- What you need to do
All of the data needs to be repeated exactly.

- Information supplied
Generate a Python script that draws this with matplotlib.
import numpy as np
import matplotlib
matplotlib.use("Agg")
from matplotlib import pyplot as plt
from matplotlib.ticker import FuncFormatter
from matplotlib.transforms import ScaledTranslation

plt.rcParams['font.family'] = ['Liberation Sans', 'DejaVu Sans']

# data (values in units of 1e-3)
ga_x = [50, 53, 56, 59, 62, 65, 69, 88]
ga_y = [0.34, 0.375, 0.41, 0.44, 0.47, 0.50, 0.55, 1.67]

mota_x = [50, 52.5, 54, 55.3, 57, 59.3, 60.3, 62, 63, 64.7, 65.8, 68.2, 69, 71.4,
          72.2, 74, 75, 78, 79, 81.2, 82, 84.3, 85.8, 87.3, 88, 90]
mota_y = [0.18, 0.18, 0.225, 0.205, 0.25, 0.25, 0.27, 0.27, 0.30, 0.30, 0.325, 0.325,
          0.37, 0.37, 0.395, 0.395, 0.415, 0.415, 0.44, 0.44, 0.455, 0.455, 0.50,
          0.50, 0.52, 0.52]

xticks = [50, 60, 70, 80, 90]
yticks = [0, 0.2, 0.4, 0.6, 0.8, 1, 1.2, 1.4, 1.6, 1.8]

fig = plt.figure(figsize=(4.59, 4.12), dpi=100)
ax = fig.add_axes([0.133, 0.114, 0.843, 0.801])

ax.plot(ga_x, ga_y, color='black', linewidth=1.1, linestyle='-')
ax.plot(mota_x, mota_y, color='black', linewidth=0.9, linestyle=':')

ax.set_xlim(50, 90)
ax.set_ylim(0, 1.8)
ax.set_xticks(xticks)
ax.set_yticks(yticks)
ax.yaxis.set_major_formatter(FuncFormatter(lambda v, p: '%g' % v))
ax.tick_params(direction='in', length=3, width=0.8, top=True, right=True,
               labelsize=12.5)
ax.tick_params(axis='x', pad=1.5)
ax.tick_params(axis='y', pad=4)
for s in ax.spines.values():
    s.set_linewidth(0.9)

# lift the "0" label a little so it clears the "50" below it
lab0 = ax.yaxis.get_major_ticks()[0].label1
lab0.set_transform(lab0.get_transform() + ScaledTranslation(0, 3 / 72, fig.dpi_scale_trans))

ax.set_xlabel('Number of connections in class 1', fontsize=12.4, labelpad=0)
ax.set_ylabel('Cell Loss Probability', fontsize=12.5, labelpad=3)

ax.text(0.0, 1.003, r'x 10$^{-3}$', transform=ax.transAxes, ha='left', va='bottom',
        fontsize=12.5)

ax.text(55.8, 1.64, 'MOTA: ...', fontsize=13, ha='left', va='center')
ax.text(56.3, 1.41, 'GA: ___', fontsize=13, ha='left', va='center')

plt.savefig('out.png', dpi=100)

- Full answer
Generate a Python script that draws this with matplotlib.
import numpy as np
import matplotlib
matplotlib.use("Agg")
from matplotlib import pyplot as plt
from matplotlib.ticker import FuncFormatter
from matplotlib.transforms import ScaledTranslation

plt.rcParams['font.family'] = ['Liberation Sans', 'DejaVu Sans']

# data (values in units of 1e-3)
ga_x = [50, 53, 56, 59, 62, 65, 69, 88]
ga_y = [0.34, 0.375, 0.41, 0.44, 0.47, 0.50, 0.55, 1.67]

mota_x = [50, 52.5, 54, 55.3, 57, 59.3, 60.3, 62, 63, 64.7, 65.8, 68.2, 69, 71.4,
          72.2, 74, 75, 78, 79, 81.2, 82, 84.3, 85.8, 87.3, 88, 90]
mota_y = [0.18, 0.18, 0.225, 0.205, 0.25, 0.25, 0.27, 0.27, 0.30, 0.30, 0.325, 0.325,
          0.37, 0.37, 0.395, 0.395, 0.415, 0.415, 0.44, 0.44, 0.455, 0.455, 0.50,
          0.50, 0.52, 0.52]

xticks = [50, 60, 70, 80, 90]
yticks = [0, 0.2, 0.4, 0.6, 0.8, 1, 1.2, 1.4, 1.6, 1.8]

fig = plt.figure(figsize=(4.59, 4.12), dpi=100)
ax = fig.add_axes([0.133, 0.114, 0.843, 0.801])

ax.plot(ga_x, ga_y, color='black', linewidth=1.1, linestyle='-')
ax.plot(mota_x, mota_y, color='black', linewidth=0.9, linestyle=':')

ax.set_xlim(50, 90)
ax.set_ylim(0, 1.8)
ax.set_xticks(xticks)
ax.set_yticks(yticks)
ax.yaxis.set_major_formatter(FuncFormatter(lambda v, p: '%g' % v))
ax.tick_params(direction='in', length=3, width=0.8, top=True, right=True,
               labelsize=12.5)
ax.tick_params(axis='x', pad=1.5)
ax.tick_params(axis='y', pad=4)
for s in ax.spines.values():
    s.set_linewidth(0.9)

# lift the "0" label a little so it clears the "50" below it
lab0 = ax.yaxis.get_major_ticks()[0].label1
lab0.set_transform(lab0.get_transform() + ScaledTranslation(0, 3 / 72, fig.dpi_scale_trans))

ax.set_xlabel('Number of connections in class 1', fontsize=12.4, labelpad=0)
ax.set_ylabel('Cell Loss Probability', fontsize=12.5, labelpad=3)

ax.text(0.0, 1.003, r'x 10$^{-3}$', transform=ax.transAxes, ha='left', va='bottom',
        fontsize=12.5)

ax.text(55.8, 1.64, 'MOTA: ...', fontsize=13, ha='left', va='center')
ax.text(56.3, 1.41, 'GA: ___', fontsize=13, ha='left', va='center')

plt.savefig('out.png', dpi=100)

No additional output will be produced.